Finding her voice led to recording a solo album, entitled “Salt and Pepper” while she was still in Limerick. After the album got great reviews in the Irish and American press, Klein booked fall tours of the Northeast in 2001 and 2002. By early 2003, everything that came out of the year in Ireland and her solo CD had quieted. She was in New York City waiting tables and trying to figure out her next musical move when an e-mail arrived from the boys in Gaelic Storm. They were looking for a new fiddle player and Klein had been recommended.

Klein was interested, but first she asked herself some questions. “‘So I’m going to be the fiddle in this song-based band, am I going to enjoy it? Will I get along with them?’ Up till now I’d really been only in instrumental based bands,” recalls Klein. Soul searching, and a successful audition weekend behind her, Klein joined the band.

It’s been a year now and Klein is pleased with her new direction. “I’m enjoying it a lot,” says Klein. “This is the first time I’ve done music full-time. I’d done little spurts of full-time, but I’ve always had to go back to some little job.”

This big job means 130-140 concert dates a year and being on the road close to 200 days. Many of those days are traveling in a fifteen-passenger van with a trailer full of equipment. “Pull in. Unload the gear. You sound check, you play, and maybe you go to one bar. Then the next day you’re out of there,” Klein says with a chuckle and a groan.

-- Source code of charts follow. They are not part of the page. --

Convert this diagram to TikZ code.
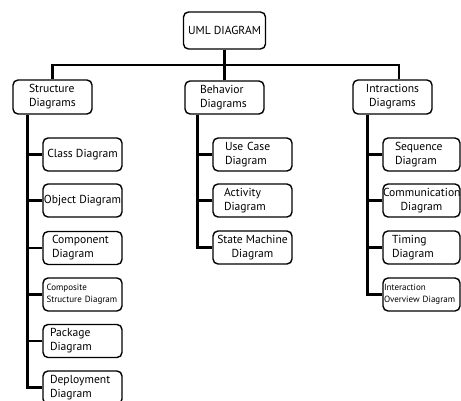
\documentclass[tikz,border=0pt]{standalone}
\usepackage{fontspec}
\setmainfont{PT Sans}
\begin{document}
\begin{tikzpicture}[x=1pt,y=-1pt,
  box/.style={draw, line width=1.4pt, rounded corners=5pt, minimum width=79pt,
    minimum height=33pt, inner sep=0pt, align=center,
    font=\fontsize{11.6}{14}\selectfont},
  lbox/.style 2 args={box, align=left, inner xsep=#1, text width=#2},
  small/.style={font=\fontsize{9}{12}\selectfont},
  link/.style={line width=2.6pt}]
\useasboundingbox (0,0) rectangle (461,400);

% root
\node[box, minimum width=82pt, minimum height=37pt] (uml) at (224.5,30.5) {UML DIAGRAM};

% three families
\node[lbox={16pt}{47pt}, minimum height=34pt] (struct) at (52.5,97) {Structure\\Diagrams};
\node[lbox={15pt}{49pt}] (behav) at (224.5,97.5) {Behavior\\Diagrams};
\node[box, minimum height=34pt] (inter) at (392.5,97) {Intractions\\Diagrams};

% structure diagrams
\node[box] (class) at (82.5,154.5) {Class Diagram};
\node[box] (object) at (82.5,200.5) {Object Diagram};
\node[lbox={9pt}{61pt}] (component) at (82.5,248) {Component\\Diagram};
\node[lbox={3.5pt}{72pt}, small] (composite) at (82.5,294.5) {Composite\\Structure Diagram};
\node[lbox={7pt}{65pt}] (package) at (82.5,341) {Package\\Diagram};
\node[lbox={7pt}{65pt}] (deploy) at (82.5,387.5) {Deployment\\Diagram};

% behavior diagrams
\node[lbox={12pt}{55pt}] (usecase) at (252.5,154.5) {Use Case\\Diagram};
\node[lbox={11pt}{57pt}] (activity) at (252.5,200.5) {Activity\\Diagram};
\node[box] (state) at (252.5,247.5) {State Machine\\Diagram};

% interaction diagrams
\node[lbox={12pt}{53pt}, minimum width=77pt] (sequence) at (421.5,154.5) {Sequence\\Diagram};
\node[box, text width=77pt, minimum width=77pt] (comm) at (421.5,200.5) {Communication\\Diagram};
\node[lbox={9pt}{59pt}, minimum width=77pt] (timing) at (421.5,247.5) {Timing\\Diagram};
\node[lbox={1pt}{75pt}, minimum width=77pt, small] (overview) at (421.5,294.5) {Interaction\\Overview Diagram};

% top level connectors
\coordinate (bus) at (225,65);
\draw[link] (uml) -- (behav);
\draw[link] (struct.north) |- (bus) -| ([xshift=6.5pt]inter.north);

% trunks
\coordinate (sT) at ([xshift=15pt]struct.south west);
\coordinate (bT) at ([xshift=13pt]behav.south west);
\coordinate (iT) at ([xshift=15pt]inter.south west);

\draw[link] (sT) |- (deploy.west);
\foreach \c in {class,object,component,composite,package}
  \draw[link] (\c.west) -- (\c.west -| sT);

\draw[link] (bT) |- (state.west);
\foreach \c in {usecase,activity}
  \draw[link] (\c.west) -- (\c.west -| bT);

\draw[link] (iT) |- (overview.west);
\foreach \c in {sequence,comm,timing}
  \draw[link] (\c.west) -- (\c.west -| iT);
\end{tikzpicture}
\end{document}
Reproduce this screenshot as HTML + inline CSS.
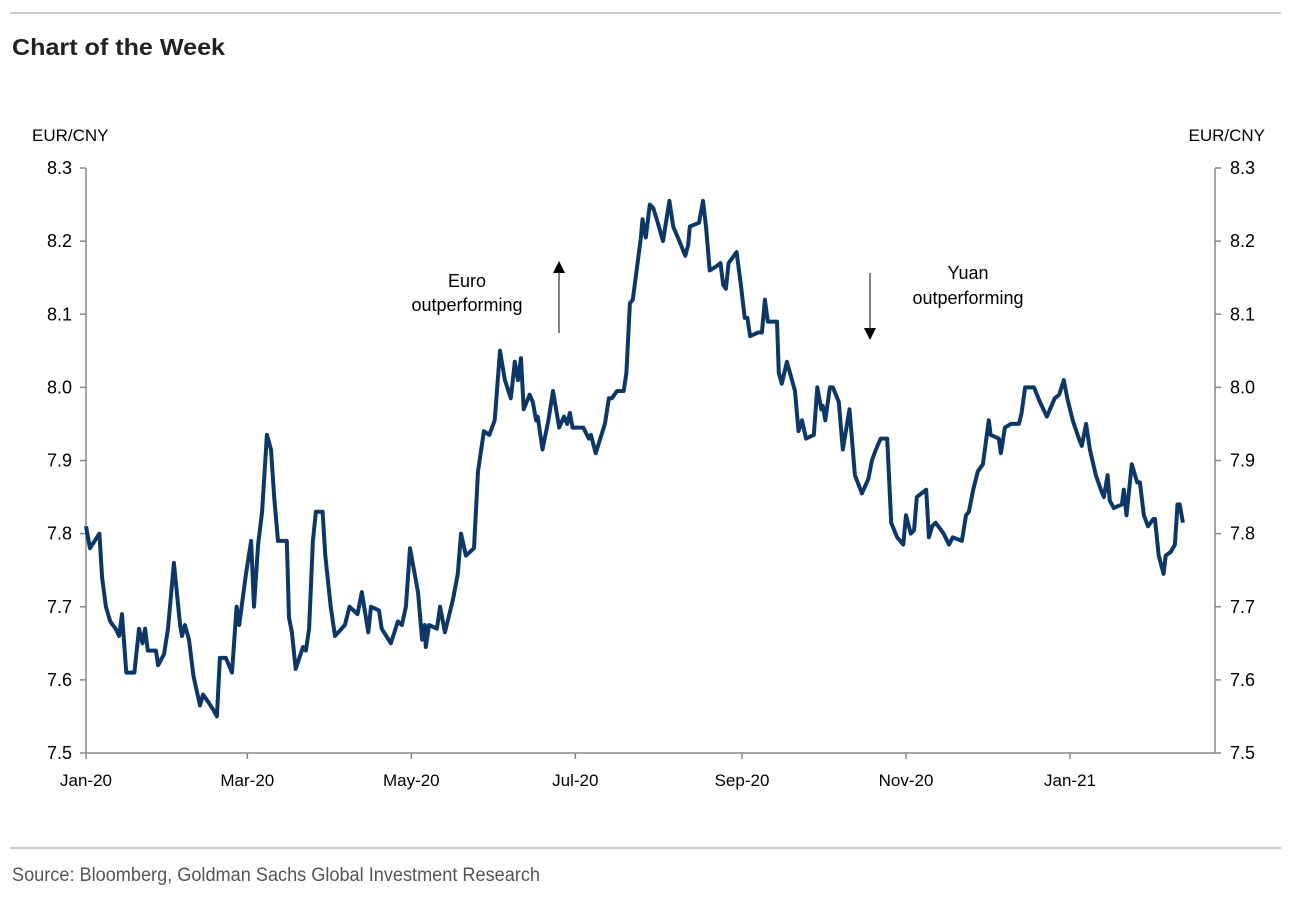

On this night in Springfield, the concert ends with a raucous jig that has the whole crowd standing, dancing, cheering, and screaming wildly. Then it’s out to the lobby to hang out and sign some autographs. On many nights, everyone will be invited to adjourn to a local establishment to raise a glass or two (not an option on a Sunday night in Springfield). “It’s a fun band,” says Klein with a smile. “The fans really are like ‘friends’ of Gaelic Storm.”